*AIM OF THE TASK*: All the data below goes into the copy word for word, but the pictures don't.

*DATA SECTION*:

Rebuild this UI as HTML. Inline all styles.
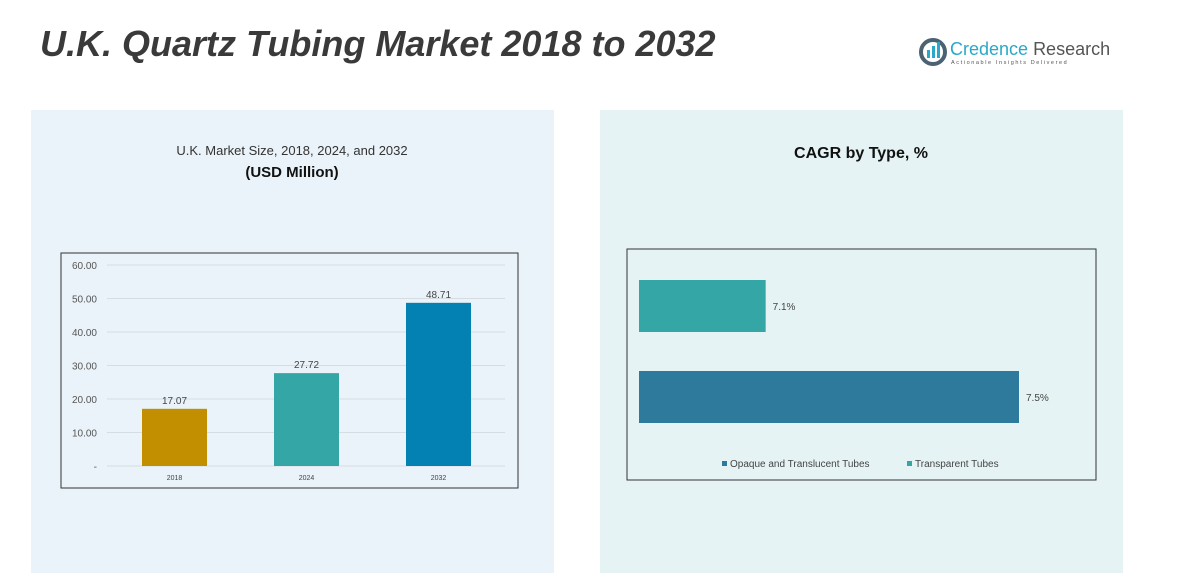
<!DOCTYPE html>
<html><head><meta charset="utf-8"><style>
body{margin:0;width:1186px;height:586px;background:#fff;font-family:"Liberation Sans",sans-serif;overflow:hidden;position:relative}
</style></head><body>
<svg width="1186" height="586" style="position:absolute;left:0;top:0">
<rect x="31" y="110" width="523" height="463" fill="#eaf3f9"/>
<rect x="600" y="110" width="523" height="463" fill="#e6f3f4"/>
<text x="40" y="56" font-size="36" font-weight="bold" font-style="italic" fill="#3a3a3a">U.K. Quartz Tubing Market 2018 to 2032</text>
<g>
<circle cx="933" cy="52" r="12" fill="none" stroke="#4a6272" stroke-width="4"/>
<rect x="927" y="50" width="3" height="8" fill="#2aa7c9"/><rect x="932" y="46" width="3" height="12" fill="#2aa7c9"/><rect x="937" y="42" width="3" height="16" fill="#2aa7c9"/>
<text x="950" y="55" font-size="18" fill="#2aa7c9">Credence <tspan fill="#555">Research</tspan></text>
<text x="951" y="64" font-size="5.5" fill="#555" letter-spacing="1.6">Actionable Insights Delivered</text>
</g>
<text x="292" y="155" font-size="13" fill="#333" text-anchor="middle">U.K. Market Size, 2018, 2024, and 2032</text>
<text x="292" y="177" font-size="15" font-weight="bold" fill="#111" text-anchor="middle">(USD Million)</text>
<text x="861" y="158" font-size="16" font-weight="bold" fill="#111" text-anchor="middle">CAGR by Type, %</text>
<rect x="61" y="253" width="457" height="235" fill="none" stroke="#333" stroke-width="1"/>
<rect x="627" y="249" width="469" height="231" fill="none" stroke="#333" stroke-width="1"/>
<g id="left"></g><g id="right"></g>
</svg>
<script>
const years=["2018","2024","2032"];
const sizes=[17.07,27.72,48.71];
const yTicks=[0,10,20,30,40,50,60];
const types=["Transparent Tubes","Opaque and Translucent Tubes"];
const cagr=[7.1,7.5];
const NS="http://www.w3.org/2000/svg";
function mk(p,t,a,txt){const e=document.createElementNS(NS,t);for(const k in a)e.setAttribute(k,a[k]);if(txt!==undefined)e.textContent=txt;p.appendChild(e);return e;}
const L=document.getElementById('left');
const y=v=>466-v*(466-265)/60;
yTicks.forEach(t=>{
 const g=mk(L,'line',{x1:107,x2:505,y1:y(t),y2:y(t),stroke:'#d5dde3'});
 
 const l=mk(L,'text',{x:97,y:y(t)+4,'font-size':10,fill:'#555','text-anchor':'end'},t===0?'-':t.toFixed(2));
 
});
const colors=['#c18f00','#35a6a6','#0381b3'];
const x=i=>142+i*132;
years.forEach((yr,i)=>{
 const b=mk(L,'rect',{x:x(i),y:y(sizes[i]),width:65,height:y(0)-y(sizes[i]),fill:colors[i]});
 
 const v=mk(L,'text',{x:x(i)+32.5,y:y(sizes[i])-5,'font-size':10,fill:'#444','text-anchor':'middle'},sizes[i].toFixed(2));
 
 const c=mk(L,'text',{x:x(i)+32.5,y:480,'font-size':7,fill:'#444','text-anchor':'middle'},yr);
 
});
const R=document.getElementById('right');
const xr=v=>639+(v-6.9)*(1019-639)/0.6;
const rc=['#35a6a6','#2e7a9c'];const ry=[280,371];
types.forEach((t,i)=>{
 const b=mk(R,'rect',{x:639,y:ry[i],width:xr(cagr[i])-639,height:52,fill:rc[i]});
 
 const v=mk(R,'text',{x:xr(cagr[i])+7,y:ry[i]+30,'font-size':10,fill:'#444'},cagr[i].toFixed(1)+'%');
 
});
const leg=[["Opaque and Translucent Tubes",'#2e7a9c',722],["Transparent Tubes",'#35a6a6',907]];
leg.forEach(l=>{
 const s=mk(R,'rect',{x:l[2],y:461,width:5,height:5,fill:l[1]});
 
 const t=mk(R,'text',{x:l[2]+8,y:467,'font-size':10,fill:'#444'},l[0]);
 
});
</script>
</body></html>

*ANSWER TO THE TASK*:
Rebuild this UI as HTML. Inline all styles.
<!DOCTYPE html>
<html><head><meta charset="utf-8"><style>
body{margin:0;width:1186px;height:586px;background:#fff;font-family:"Liberation Sans",sans-serif;overflow:hidden;position:relative}
</style></head><body>
<svg width="1186" height="586" style="position:absolute;left:0;top:0">
<rect x="31" y="110" width="523" height="463" fill="#eaf3f9"/>
<rect x="600" y="110" width="523" height="463" fill="#e6f3f4"/>
<text x="40" y="56" font-size="36" font-weight="bold" font-style="italic" fill="#3a3a3a">U.K. Quartz Tubing Market 2018 to 2032</text>
<g>
<circle cx="933" cy="52" r="12" fill="none" stroke="#4a6272" stroke-width="4"/>
<rect x="927" y="50" width="3" height="8" fill="#2aa7c9"/><rect x="932" y="46" width="3" height="12" fill="#2aa7c9"/><rect x="937" y="42" width="3" height="16" fill="#2aa7c9"/>
<text x="950" y="55" font-size="18" fill="#2aa7c9">Credence <tspan fill="#555">Research</tspan></text>
<text x="951" y="64" font-size="5.5" fill="#555" letter-spacing="1.6">Actionable Insights Delivered</text>
</g>
<text x="292" y="155" font-size="13" fill="#333" text-anchor="middle">U.K. Market Size, 2018, 2024, and 2032</text>
<text x="292" y="177" font-size="15" font-weight="bold" fill="#111" text-anchor="middle">(USD Million)</text>
<text x="861" y="158" font-size="16" font-weight="bold" fill="#111" text-anchor="middle">CAGR by Type, %</text>
<rect x="61" y="253" width="457" height="235" fill="none" stroke="#333" stroke-width="1"/>
<rect x="627" y="249" width="469" height="231" fill="none" stroke="#333" stroke-width="1"/>
<g id="left"></g><g id="right"></g>
</svg>
<script>
const years=["2018","2024","2032"];
const sizes=[17.07,27.72,48.71];
const yTicks=[0,10,20,30,40,50,60];
const types=["Transparent Tubes","Opaque and Translucent Tubes"];
const cagr=[7.1,7.5];
const NS="http://www.w3.org/2000/svg";
function mk(p,t,a,txt){const e=document.createElementNS(NS,t);for(const k in a)e.setAttribute(k,a[k]);if(txt!==undefined)e.textContent=txt;p.appendChild(e);return e;}
const L=document.getElementById('left');
const y=v=>466-v*(466-265)/60;
yTicks.forEach(t=>{
 const g=mk(L,'line',{x1:107,x2:505,y1:y(t),y2:y(t),stroke:'#d5dde3'});
 
 const l=mk(L,'text',{x:97,y:y(t)+4,'font-size':10,fill:'#555','text-anchor':'end'},t===0?'-':t.toFixed(2));
 
});
const colors=['#c18f00','#35a6a6','#0381b3'];
const x=i=>142+i*132;
years.forEach((yr,i)=>{
 const b=mk(L,'rect',{x:x(i),y:y(sizes[i]),width:65,height:y(0)-y(sizes[i]),fill:colors[i]});
 
 const v=mk(L,'text',{x:x(i)+32.5,y:y(sizes[i])-5,'font-size':10,fill:'#444','text-anchor':'middle'},sizes[i].toFixed(2));
 
 const c=mk(L,'text',{x:x(i)+32.5,y:480,'font-size':7,fill:'#444','text-anchor':'middle'},yr);
 
});
const R=document.getElementById('right');
const xr=v=>639+(v-6.9)*(1019-639)/0.6;
const rc=['#35a6a6','#2e7a9c'];const ry=[280,371];
types.forEach((t,i)=>{
 const b=mk(R,'rect',{x:639,y:ry[i],width:xr(cagr[i])-639,height:52,fill:rc[i]});
 
 const v=mk(R,'text',{x:xr(cagr[i])+7,y:ry[i]+30,'font-size':10,fill:'#444'},cagr[i].toFixed(1)+'%');
 
});
const leg=[["Opaque and Translucent Tubes",'#2e7a9c',722],["Transparent Tubes",'#35a6a6',907]];
leg.forEach(l=>{
 const s=mk(R,'rect',{x:l[2],y:461,width:5,height:5,fill:l[1]});
 
 const t=mk(R,'text',{x:l[2]+8,y:467,'font-size':10,fill:'#444'},l[0]);
 
});
</script>
</body></html>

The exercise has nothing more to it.